High school teams in Arizona include not only the oh-so-Western Payson Longhorns and the Pima Saddlequeens, but also the Tombstone High Yellowjackets, the Florence Gophers, the Santa Cruz Imps, the Salome Frogs, and the Miami High Vandals and Vandalettes--not to mention the Yuma High Criminals, whose name memorializes the conversion of the old territorial prison into Yuma's first high school: Go, you Criminals!!
Rustlers still manage to make off with about 300 head of cattle and 20 horses each year in Arizona.
"One of history's most bizarre military engagements" was fought near the present-day ghost town of Charleston in Cochise County in 1846 when a military column en route to the Mexican War was charged by wild bulls. According to Arizona Facts and Artifacts With Hysterical Footnotes by Richard L. Thomas and Ruth St. John Thomas, "For several hours huge bulls attacked the troops, damaging wagons, goring horses and mules, and injuring several men. Dozens of bulls were killed by rifle fire before battalion Lieutenant Colonel Phillip St. George Cooke could reorganize his men and move on. The bulls were descendants of cattle introduced by Spanish missionaries . . . wild and elusive enough to escape slaughter by the Apaches."
For 17 years, Irma Hall of Valley Farms has been collecting irons. Now she has 249 of them--modern electrics, older gasoline-powered models and antiques designed to be heated atop wood-burning stoves or by hot coals. She displays them in neat rows on shelves in her dining room. "First I wanted to say I had 100 irons," she explains to the Casa Grande Dispatch. "Then I thought I'd go for 150. Now I'm trying for 500." She never actually puts any of her irons to work--she hates to iron. Her husband has to go around in wrinkled shirts.
Wickenburg is named for Henry Wickenburg, whose discovery of rich gold deposits led to the founding of the town. But his mine eventually played out; he was swindled out of his share of the $20 million it produced, and he died penniless in the town that bore his name.
Jean Sullivan of Kearny has been the mother of six natural children, three stepchildren and 112 foster children. "When my husband married me," she says in the Copper Basin News, "he didn't know what he was getting into!"

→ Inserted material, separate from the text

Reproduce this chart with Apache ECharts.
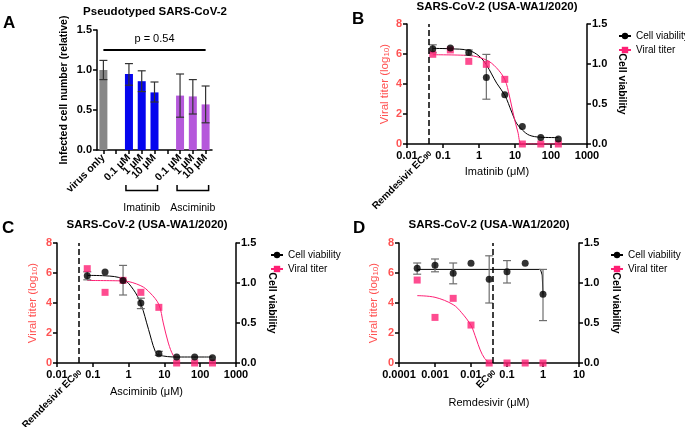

In a Valley National Bank survey of more than 500 snowbirds in Phoenix in 1986, 50 percent said their main reason for visiting the desert was "the weather," and only 1 percent mentioned "scenery and cactus." Twenty-three percent were traveling by motor home, 19 percent were pulling a travel trailer, and 4 percent found the "snowbird" label "very offensive."
So many Japanese tourists visit the Grand Canyon that Shoji Fugiwara, a native of Japan, was hired by Grand Canyon Helicopters as the first Japanese-speaking helicopter pilot to provide narrated tours of the national park.
About 1,000 farm or wild animals get run over every year in Arizona.
If all the tunnels in the world's largest underground copper mine--Arizona's San Manuel, operated by Magma Copper--were connected end to end, they'd reach the length of the state, from Nogales to Page.
Bullhead City is named for a landmark that, for all intents and purposes, doesn't exist anymore. Bull's Head Rock was submerged when nearby Davis Dam was built in the 1950s.
Arizona's a real leader in creepy- crawlies. We rank second in the nation in species of bats (28), we're the national headquarters for horny toads (6 of the 7 U.S. species occur here), and we've got the world's oldest spiders (tarantulas can live up to 36 years).